5.3 Integrated Towed Flowline Bundle System
Where two or more flowlines, injection lines and electrical cables are connected to the same installation, they may be bundled in a common carrier pipe or outer casing. Bundles are fabricated onshore in lengths up to 16km and are towed to their accurate position that currently can be as deep as 1000m (Ensearch GC-388 in Gulf of Mexico) or 1400m (Girassol, West of Africa). Bundled constructions do have the advantage that all flowlines can be accommodated in a common insulation system, which can include additional pipes for heating medium circulation.
The carrier pipe is normally pressurised with dry nitrogen, allowing the use of low cost insulation materials such as rock-wool or low density PVC foam shelves with very low k-values of k=0.04W/m°K. Overall heat transfer coefficient as low as U=0.6W/m²°K can be achieved.
The use of heat insulating gel with a k-value of k=0.273 W/m°K can be offset against the more expensive conventional pipe insulation coatings.
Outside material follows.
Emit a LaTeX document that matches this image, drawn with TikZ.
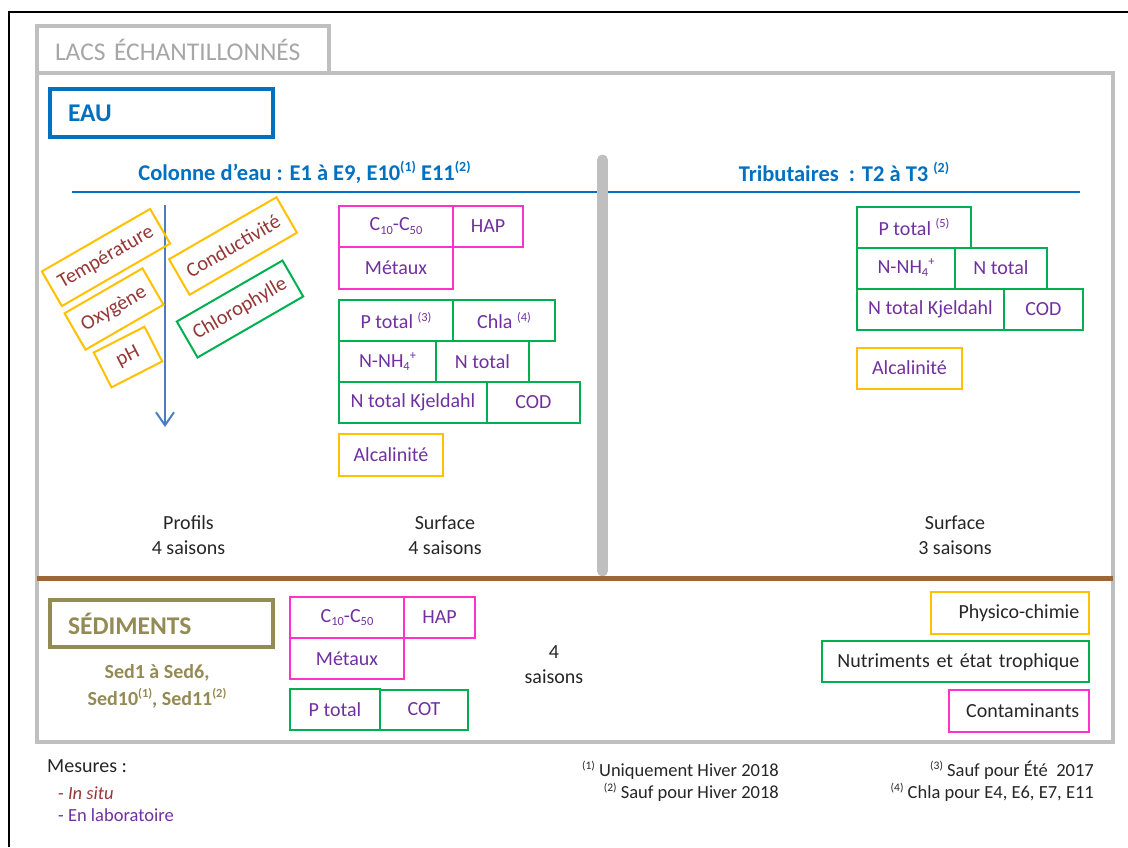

Gel will also provide adequate ballast for in-place stability, corrosion protection for the flowlines and internal surface of the carrier pipe. The gel is based on mono-ethylene glycol with heteropolysaccharide bio-polymer as a viscosifer and a chelating agent.
5.4 Flexible Pipe
Insulated flexible pipe used tape wound on the pipe to the necessary thickness to meet the insulation requirement (see Figure 5.6, “A sample of thermally insulated flexible”). The tape or flat sheet consists of hollow glass microspheres, in the size range of 100-200 microns, fibreglass macrospheres 0.124-0.5 inches in diameter and an epoxy, polypropylene, or polyester resin binder.
For high temperature application, Coflon watertight sheath placed around the interlocked layer is used as insulation material. This material is capable to withstand temperature up to 145°C. In general there is a limitation on the insulation thickness, due to the pipeline “on seabed” stability criteria and “Vault effects” occurred in crushing loads during installation phase.
For a 6”-8” ID flexible line, a typical thermal exchange coefficient U of 2.5-3.0 W/m²°K can be achieved with adequate insulation material.